- **Aim**
Write out each line word for word. Drop pictures.

- **Supplied information**
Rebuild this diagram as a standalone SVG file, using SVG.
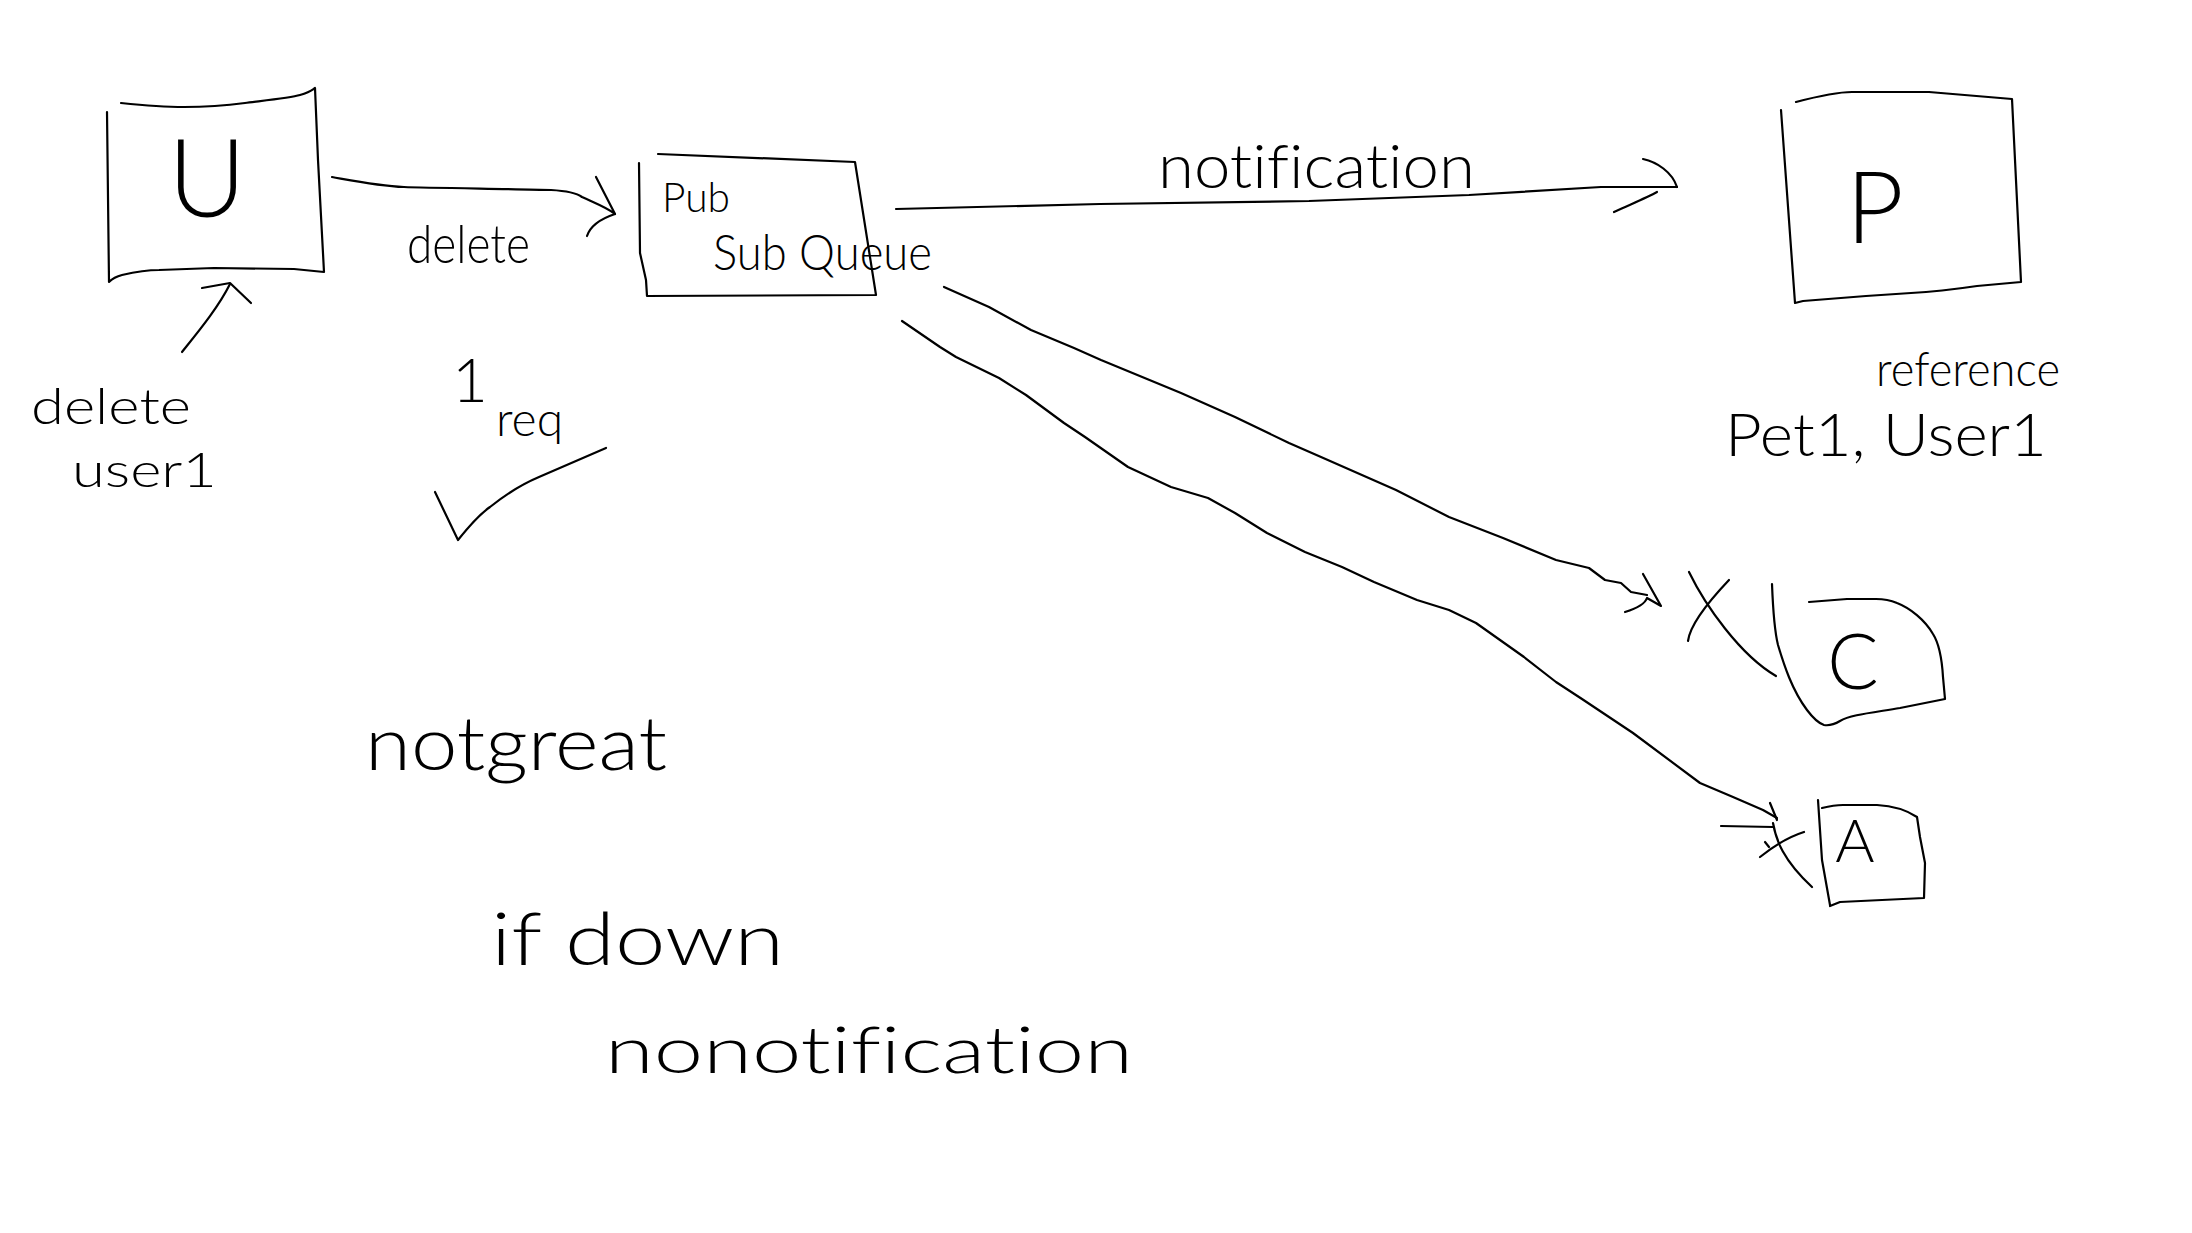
<svg xmlns="http://www.w3.org/2000/svg" width="2192" height="1233" viewBox="0 0 2192 1233">
<style>
.s{fill:none;stroke:#000;stroke-width:2.2;stroke-linecap:round;stroke-linejoin:round}
.t{font-family:Lato,"Liberation Sans",sans-serif;font-weight:300;fill:#000;font-variant-ligatures:none}
</style>
<rect width="2192" height="1233" fill="#fff"/>
<g id="connectors">
  <g id="e-u-pubsub">
    <path class="s" d="M332,177 C360,182 380,186 404,187 S520,189 551,190 C570,191 578,194 582,197 C595,203 608,208 615,214"/>
    <path class="s" d="M596,177 L615,214 C600,219 590,227 587,236"/>
  </g>
  <g id="e-deleteuser-u">
    <path class="s" d="M182,352 C198,332 218,308 230,284"/>
    <path class="s" d="M202,288 L230,283 L251,303"/>
  </g>
  <g id="e-pubsub-p">
    <path class="s" d="M896,209 L1100,204 L1309,201 L1469,195 L1601,187 L1677,187"/>
    <path class="s" d="M1643,159 C1657,162 1672,172 1677,187 M1657,192 C1648,197 1636,202 1614,212"/>
  </g>
  <g id="e-pubsub-c">
    <path class="s" d="M944,287 L989,307 L1031,330 L1074,348 L1101,360 L1181,393 L1235,417 L1289,443 L1321,457 L1396,490 L1449,517 L1503,538 L1556,560 L1589,568 L1605,580 L1621,583 L1631,592 L1647,595"/>
    <path class="s" d="M1643,574 L1661,606 L1647,598 C1645,604 1638,608 1625,612"/>
  </g>
  <g id="e-pubsub-a">
    <path class="s" d="M902,321 L940,347 L956,357 L999,378 L1026,395 L1064,423 L1085,437 L1128,467 L1171,487 L1208,498 L1235,513 L1267,533 L1305,552 L1342,567 L1374,582 L1417,600 L1449,610 L1476,623 L1524,657 L1556,682 L1582,699 L1633,733 L1700,783 L1733,797 L1763,810 L1777,818"/>
    <path class="s" d="M1770,803 L1777,820 M1721,826 L1773,827"/>
  </g>
</g>
<g id="node-U">
  <path class="s" d="M121,103 C150,106 165,107 184,107 S230,105 245,103 S290,98 300,95 S312,90 315,88 L318,160 L324,272 M107,112 L109,282 C114,277 118,276 122,275 C135,272 145,270 159,270 L214,268 L294,269 L324,272"/>
  <text class="t" x="207" y="217" font-size="108" text-anchor="middle">U</text>
</g>
<g id="node-pubsub">
  <path class="s" d="M658,154 L855,162 L876,295 L647,296 L646,280 L640,253 L639,163"/>
  <text class="t" x="662" y="212" font-size="42" textLength="68" lengthAdjust="spacingAndGlyphs">Pub</text>
  <text class="t" x="713" y="270" font-size="50" textLength="219" lengthAdjust="spacingAndGlyphs">Sub Queue</text>
</g>
<g id="node-P">
  <path class="s" d="M1796,102 C1815,97 1835,92 1852,92 L1929,92 L2012,99 L2021,282 L1977,286 C1950,290 1930,292 1911,293 L1866,296 L1803,301 L1795,303 M1781,110 L1795,303"/>
  <text class="t" x="1875" y="243" font-size="100" text-anchor="middle">P</text>
</g>
<g id="node-C">
  <path class="s" d="M1772,584 C1773,610 1775,633 1778,645 C1784,665 1792,690 1807,710 C1813,718 1818,723 1824,725 C1830,726 1835,724 1840,721 C1850,715 1870,713 1900,708 L1945,699 L1943,677 C1942,660 1940,645 1933,634 C1925,620 1910,608 1897,603 C1890,600 1885,599 1876,599 L1847,599 L1809,602"/>
  <text class="t" x="1853" y="689" font-size="76" text-anchor="middle">C</text>
</g>
<g id="node-A">
  <path class="s" d="M1818,800 L1822,860 L1830,905 M1822,808 C1830,806 1836,805 1843,805 L1877,805 C1895,806 1908,811 1917,817 L1920,837 L1925,863 L1924,898 L1840,902 L1830,906"/>
  <text class="t" x="1855" y="862" font-size="60" text-anchor="middle">A</text>
</g>
<g id="labels">
  <text class="t" x="407" y="263" font-size="54" textLength="123" lengthAdjust="spacingAndGlyphs">delete</text>
  <text class="t" x="31" y="424" font-size="50" textLength="160" lengthAdjust="spacingAndGlyphs">delete</text>
  <text class="t" x="72" y="487" font-size="48" textLength="145" lengthAdjust="spacingAndGlyphs">user1</text>
  <text class="t"><tspan x="452" y="402" font-size="62">1</tspan><tspan x="496" y="436" font-size="48">req</tspan></text>
  <text class="t" x="1158" y="188" font-size="62" textLength="317" lengthAdjust="spacingAndGlyphs">notification</text>
  <text class="t" x="1876" y="386" font-size="48" textLength="184" lengthAdjust="spacingAndGlyphs">reference</text>
  <text class="t" x="1725" y="456" font-size="60" textLength="322" lengthAdjust="spacingAndGlyphs">Pet1, User1</text>
  <text class="t" x="365" y="770" font-size="74" textLength="302" lengthAdjust="spacingAndGlyphs">notgreat</text>
  <text class="t" x="491" y="965" font-size="72" textLength="293" lengthAdjust="spacingAndGlyphs">if down</text>
  <text class="t" x="605" y="1073" font-size="66" textLength="528" lengthAdjust="spacingAndGlyphs">nonotification</text>
</g>
<g id="marks">
  <path class="s" d="M435,492 L458,540 C470,525 480,514 490,507 C505,495 520,485 539,477 L606,448"/>
  <path class="s" d="M1689,572 C1705,605 1740,655 1776,676 M1729,580 C1710,600 1690,625 1688,641"/>
  <path class="s" d="M1773,823 C1776,840 1783,860 1812,887 M1760,857 C1770,849 1785,838 1804,832 M1765,842 L1769,847"/>
</g>
</svg>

- **Finished exercise**
Rebuild this diagram as a standalone SVG file, using SVG.
<svg xmlns="http://www.w3.org/2000/svg" width="2192" height="1233" viewBox="0 0 2192 1233">
<style>
.s{fill:none;stroke:#000;stroke-width:2.2;stroke-linecap:round;stroke-linejoin:round}
.t{font-family:Lato,"Liberation Sans",sans-serif;font-weight:300;fill:#000;font-variant-ligatures:none}
</style>
<rect width="2192" height="1233" fill="#fff"/>
<g id="connectors">
  <g id="e-u-pubsub">
    <path class="s" d="M332,177 C360,182 380,186 404,187 S520,189 551,190 C570,191 578,194 582,197 C595,203 608,208 615,214"/>
    <path class="s" d="M596,177 L615,214 C600,219 590,227 587,236"/>
  </g>
  <g id="e-deleteuser-u">
    <path class="s" d="M182,352 C198,332 218,308 230,284"/>
    <path class="s" d="M202,288 L230,283 L251,303"/>
  </g>
  <g id="e-pubsub-p">
    <path class="s" d="M896,209 L1100,204 L1309,201 L1469,195 L1601,187 L1677,187"/>
    <path class="s" d="M1643,159 C1657,162 1672,172 1677,187 M1657,192 C1648,197 1636,202 1614,212"/>
  </g>
  <g id="e-pubsub-c">
    <path class="s" d="M944,287 L989,307 L1031,330 L1074,348 L1101,360 L1181,393 L1235,417 L1289,443 L1321,457 L1396,490 L1449,517 L1503,538 L1556,560 L1589,568 L1605,580 L1621,583 L1631,592 L1647,595"/>
    <path class="s" d="M1643,574 L1661,606 L1647,598 C1645,604 1638,608 1625,612"/>
  </g>
  <g id="e-pubsub-a">
    <path class="s" d="M902,321 L940,347 L956,357 L999,378 L1026,395 L1064,423 L1085,437 L1128,467 L1171,487 L1208,498 L1235,513 L1267,533 L1305,552 L1342,567 L1374,582 L1417,600 L1449,610 L1476,623 L1524,657 L1556,682 L1582,699 L1633,733 L1700,783 L1733,797 L1763,810 L1777,818"/>
    <path class="s" d="M1770,803 L1777,820 M1721,826 L1773,827"/>
  </g>
</g>
<g id="node-U">
  <path class="s" d="M121,103 C150,106 165,107 184,107 S230,105 245,103 S290,98 300,95 S312,90 315,88 L318,160 L324,272 M107,112 L109,282 C114,277 118,276 122,275 C135,272 145,270 159,270 L214,268 L294,269 L324,272"/>
  <text class="t" x="207" y="217" font-size="108" text-anchor="middle">U</text>
</g>
<g id="node-pubsub">
  <path class="s" d="M658,154 L855,162 L876,295 L647,296 L646,280 L640,253 L639,163"/>
  <text class="t" x="662" y="212" font-size="42" textLength="68" lengthAdjust="spacingAndGlyphs">Pub</text>
  <text class="t" x="713" y="270" font-size="50" textLength="219" lengthAdjust="spacingAndGlyphs">Sub Queue</text>
</g>
<g id="node-P">
  <path class="s" d="M1796,102 C1815,97 1835,92 1852,92 L1929,92 L2012,99 L2021,282 L1977,286 C1950,290 1930,292 1911,293 L1866,296 L1803,301 L1795,303 M1781,110 L1795,303"/>
  <text class="t" x="1875" y="243" font-size="100" text-anchor="middle">P</text>
</g>
<g id="node-C">
  <path class="s" d="M1772,584 C1773,610 1775,633 1778,645 C1784,665 1792,690 1807,710 C1813,718 1818,723 1824,725 C1830,726 1835,724 1840,721 C1850,715 1870,713 1900,708 L1945,699 L1943,677 C1942,660 1940,645 1933,634 C1925,620 1910,608 1897,603 C1890,600 1885,599 1876,599 L1847,599 L1809,602"/>
  <text class="t" x="1853" y="689" font-size="76" text-anchor="middle">C</text>
</g>
<g id="node-A">
  <path class="s" d="M1818,800 L1822,860 L1830,905 M1822,808 C1830,806 1836,805 1843,805 L1877,805 C1895,806 1908,811 1917,817 L1920,837 L1925,863 L1924,898 L1840,902 L1830,906"/>
  <text class="t" x="1855" y="862" font-size="60" text-anchor="middle">A</text>
</g>
<g id="labels">
  <text class="t" x="407" y="263" font-size="54" textLength="123" lengthAdjust="spacingAndGlyphs">delete</text>
  <text class="t" x="31" y="424" font-size="50" textLength="160" lengthAdjust="spacingAndGlyphs">delete</text>
  <text class="t" x="72" y="487" font-size="48" textLength="145" lengthAdjust="spacingAndGlyphs">user1</text>
  <text class="t"><tspan x="452" y="402" font-size="62">1</tspan><tspan x="496" y="436" font-size="48">req</tspan></text>
  <text class="t" x="1158" y="188" font-size="62" textLength="317" lengthAdjust="spacingAndGlyphs">notification</text>
  <text class="t" x="1876" y="386" font-size="48" textLength="184" lengthAdjust="spacingAndGlyphs">reference</text>
  <text class="t" x="1725" y="456" font-size="60" textLength="322" lengthAdjust="spacingAndGlyphs">Pet1, User1</text>
  <text class="t" x="365" y="770" font-size="74" textLength="302" lengthAdjust="spacingAndGlyphs">notgreat</text>
  <text class="t" x="491" y="965" font-size="72" textLength="293" lengthAdjust="spacingAndGlyphs">if down</text>
  <text class="t" x="605" y="1073" font-size="66" textLength="528" lengthAdjust="spacingAndGlyphs">nonotification</text>
</g>
<g id="marks">
  <path class="s" d="M435,492 L458,540 C470,525 480,514 490,507 C505,495 520,485 539,477 L606,448"/>
  <path class="s" d="M1689,572 C1705,605 1740,655 1776,676 M1729,580 C1710,600 1690,625 1688,641"/>
  <path class="s" d="M1773,823 C1776,840 1783,860 1812,887 M1760,857 C1770,849 1785,838 1804,832 M1765,842 L1769,847"/>
</g>
</svg>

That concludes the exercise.